Speaking at a press conference in Germany yesterday, Don Peterson, chairman and CEO of Avaya, said that there would be continued rapid growth in the adoption of IP telephony. “The question individual users have is when and how to adopt it, not whether to go there,” he said.

Last year around 14pc of the market had converted its telephony systems to IP. By 2009 this will have reached 46pc. “By 2009, still less than half the market will be converted; it’s a huge opportunity as we see it,” added Peterson.

Avaya has implemented what it claims is one of the largest enterprise IP networks in the world for the FIFA World Cup, which takes place over the next month in Germany.
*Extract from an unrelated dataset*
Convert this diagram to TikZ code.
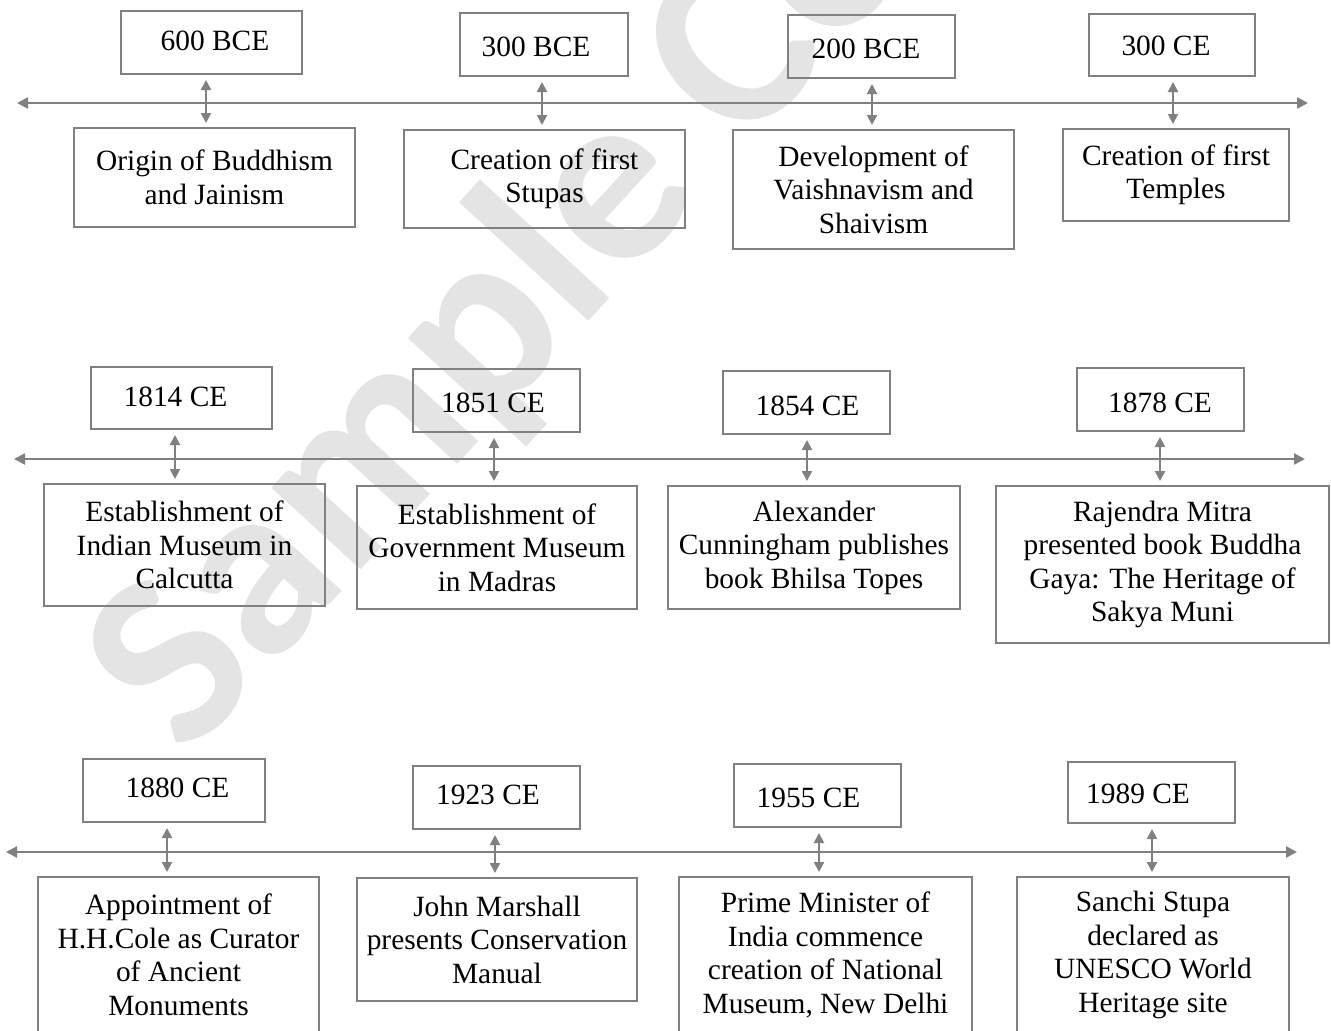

Historically, the market has been dominated by companies with a legacy in the telephony equipment business, such Siemens, Alcatel, Nortel and Lucent (which spun off this business to Avaya). Cisco, with a background in data networking, has since entered the fray but the latest competitors to arrive come from a software background, including Skype, Google, Microsoft and Yahoo. “Correctly, I believe, they are viewing the value of voice in delivering their service to the marketplace and they will challenge us in the enterprise communications business,” said Peterson.

Dave Johnson, president of Avaya International, pointed out that IP telephony was becoming more strategically important to many businesses instead of simply providing an opportunity to save money on telephone call charges. “Companies aren’t looking at this for cost any longer; they’re looking at it for business value and making the business more efficient,” he stated.

Avaya grew its revenues from US$4.069m to US$4.902m in its last fiscal year and has been steadily increasing the level of business it wins outside the US from current levels of 42pc. “We won’t be satisfied until we’re north of 50pc,” said Johnson.

The company has also expanded through acquisition. Among these was Spectel, an Irish company that specialised in developing audio and web conferencing applications.